Influence of Lateral Loading on Compaction Characteristics of Crushed Waste Rock Used for Backfilling

• Main Authors: Meng Li, Jixiong Zhang, Kai Sun, Sheng Zhang
• Format: Article
• Language: English
• Published: MDPI AG 2018-11-01
• Series: Minerals
• Subjects: lateral loading stress; waste rocks; backfilling mining; compaction characteristics; particle distribution
• Online Access: https://www.mdpi.com/2075-163X/8/12/552

Crushed waste rock can be used as backfill in goafs to allow re-use of otherwise solid waste and to control surface subsidence. If a certain lateral stress is applied to crushed waste rocks beforehand, they are densified. Therefore, this research investigated the effects of lateral stress on compaction characteristics of waste rocks for backfilling by utilising a self-designed bidirectional loading test system for granular materials. Furthermore, this study tested the changes in the mechanical parameters on lateral and axial loading of waste rocks for backfilling and measured the influence of lateral stress on lateral strain, axial strain, porosity, and lateral pressure coefficient during compaction.

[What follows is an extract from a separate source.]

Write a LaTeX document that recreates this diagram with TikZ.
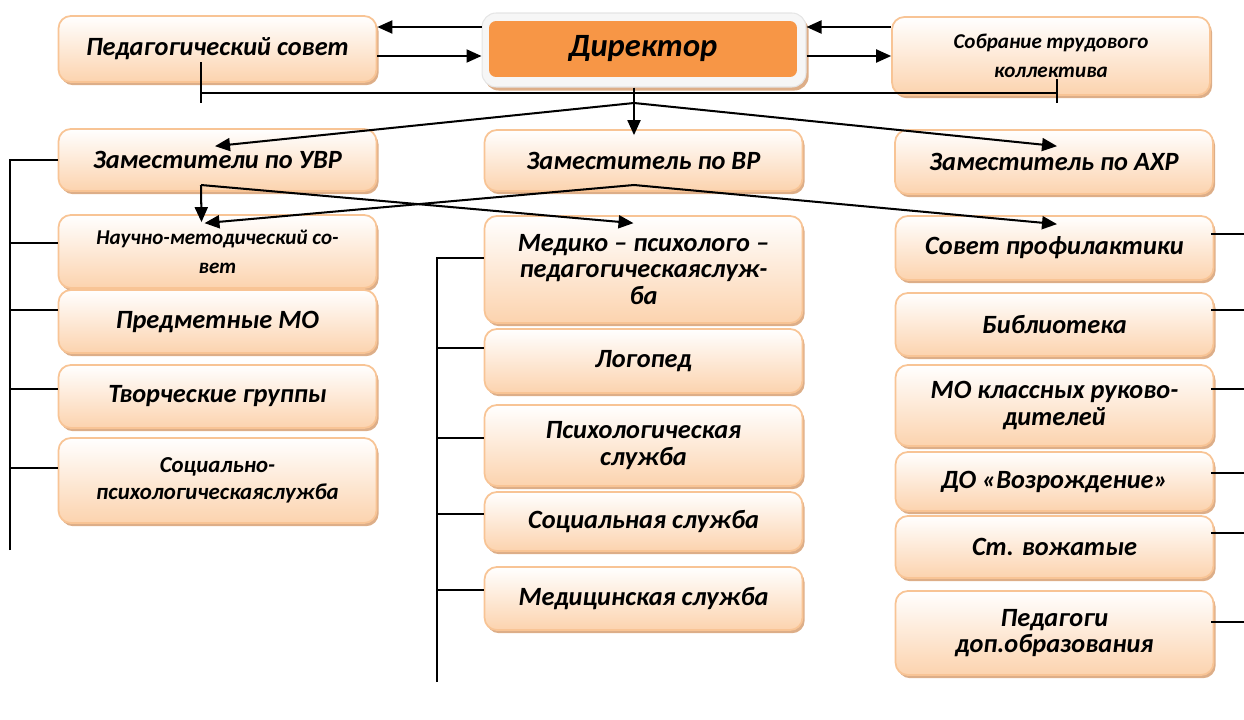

The test results demonstrate that (1) lateral stress affects porosity, strain, and the lateral pressure coefficient of crushed waste rocks for backfilling in lateral and axial loading. (2) In lateral loading, the greater the lateral stress, the larger the lateral strain and the reduction in lateral porosity. (3) Under axial loading, for the samples on which a high lateral stress is applied, because the porosity of waste rocks is decreased in advance, the density increases, thus finally resulting in a lower axial strain. (4) After compaction, the particle size distributions of the samples of the crushed waste rocks under four lateral stresses all shift upwards compared with those before compaction, implying that particles are crushed. However, lateral stress does not reach the crushing strength of waste rock particles, which exerts only a small influence on the crushing of particles before and after compaction.